Pointing out that it's frequently difficult to “get to yes” given today's pace of business and the structure of organisations, Jeff Weiss, Aram Donigian, and Jonathan Hughes provide guidance on 'extreme negotiations' in Harvard Business Review.
The authors observe: "CEOs and other senior executives are under extreme time pressure, managing complex, high-stakes conversations across functional areas and divisions, with alliance partners and critical suppliers, and with customers and regulators.
"Many report feeling that they are constantly in negotiation mode – trying to gain approval for deals in which hundreds of millions (and sometimes billions) of dollars are at stake, in the shortest possible time frames, from people who may hold the company’s (and even the leader’s own) future in their hands."
Weiss, Donigian and Hughes say that negotiations cease to be about transactions to these executives – they become more about "adapting to rapidly changing information and circumstances". In that respect, the situation bears resemblance to that of military officers in global hotspots.
The authors explain: "The business and military contexts are quite different, but leaders in both face negotiations in which the traps are many and good advice is scarce. We call these 'dangerous negotiations' – meaning not that they are necessarily aimed at solving an immediate life-and-death crisis but that the stakes involved put intense pressure on a leader."
When, for example, trying to reach an agreement with a single-source supplier or negotiate prices with a dissatisfied customer, managers can feel pressurised to make progress quickly, demonstrate strength and control even when they have neither, and "rely on coercion rather than collaboration... and offer unilateral concessions to mitigate possible threats".
FIVE EFFECTIVE STRATEGIES
Over six years, Weiss, Donigian and Hughes have studied US military officers serving in Afghanistan engaging in dangerous negotiations and have found that the most skilled rely on "five highly effective strategies". These are:
1) Understanding the big picture.
2) Uncovering hidden agendas and collaborating with the other side.
3) Getting genuine buy-in.
4) Building relationships that are based on trust rather than fear.
5) Paying attention to process as well as desired outcomes.
The authors insist that each of these five strategies can "help business negotiators not only to respond quickly at the bargaining table but also to reshape their thinking ahead of the deal".
Looking at each strategy in more detail, Weiss, Donigian and Hughes say you can start to "get the big picture" by soliciting the other side's point of view. What you learn can then be used to shape your negotiation objectives and determine how you achieve them.
The authors explain: "Negotiators in dangerous situations try to act fast to reduce the perceived level of threat. They often dive into discussions before they’ve fully assessed the situation... negotiating on the basis of incomplete or incorrect information – which often leads to conflict, impasse, or a solution that addresses only part of the problem or opportunity.
"But in fact they usually have more time than they realise to talk, consider, and respond."
To "uncover and collaborate", extreme negotiators should try to discover the other side's concerns and what motivates them. Then they can propose numerous solutions and invite their counterparts to improve them.

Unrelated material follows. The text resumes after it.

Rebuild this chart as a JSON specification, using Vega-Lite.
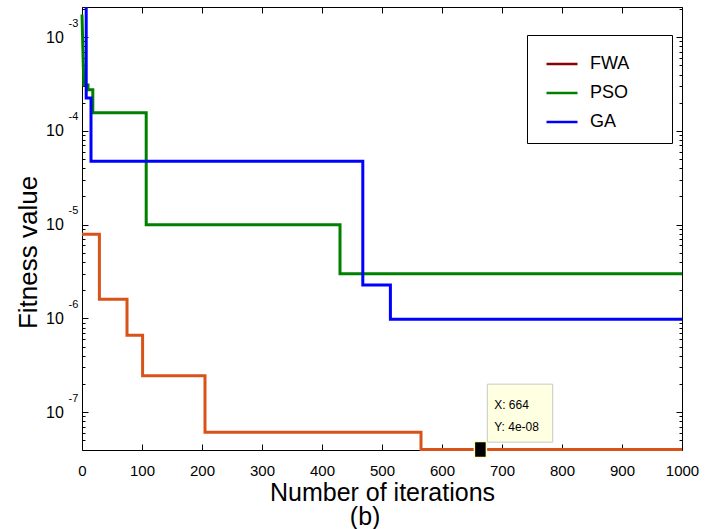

Weiss, Donigian and Hughes explain: "As well as pressuring people to act fast, a threatening situation makes them want to look strong and more in control than they probably are. In this state of mind, negotiators tend to stake out extreme positions and make aggressive demands [which] almost always triggers or exacerbates resistance from the other side.
"The skilled negotiator focuses on turning negotiation into side-by-side problem solving rather than a test of wills."
To "elicit genuine buy-in", persuasion using facts and fairness wins over brute force. Negotiators should be armed with ways to defend their decisions and set useful precedents for negotiations in the future.
Playing hardball can breed resentment and lead to conflict, and objectives can always be better achieved if true buy-in is elicited, rather than "grudging compliance".
On "building trust first", the authors recommend dealing with relationship issues head-on, making gradual commitments and encouraging cooperation.
They say: "When stakes and risks are at their highest, business and military leaders are often tempted to take the quick and easy path of trading resources for help. But making substantive concessions almost always invites extortion and breeds disrespect or outright contempt."
Skilled extreme negotiators "never make arbitrary concessions in an effort to buy goodwill" and instead "build trust over time through incremental and reciprocal commitments".
The fifth strategy, "focusing on process", can be achieved by not reacting to the other side and taking steps to shape the negotiation and outcome.
Weiss, Donigian and Hughes warn that extreme negotiations can create a pressure to give in on critical issues, which is a bad idea as the resulting agreement "may create an exposure to risk far beyond the immediate threat".
They add: "Control and power can be asserted most effectively by slowing down the pace of the negotiation, actively leading counterparts into a constructive dialogue, and demonstrating genuine openness to others’ perspectives."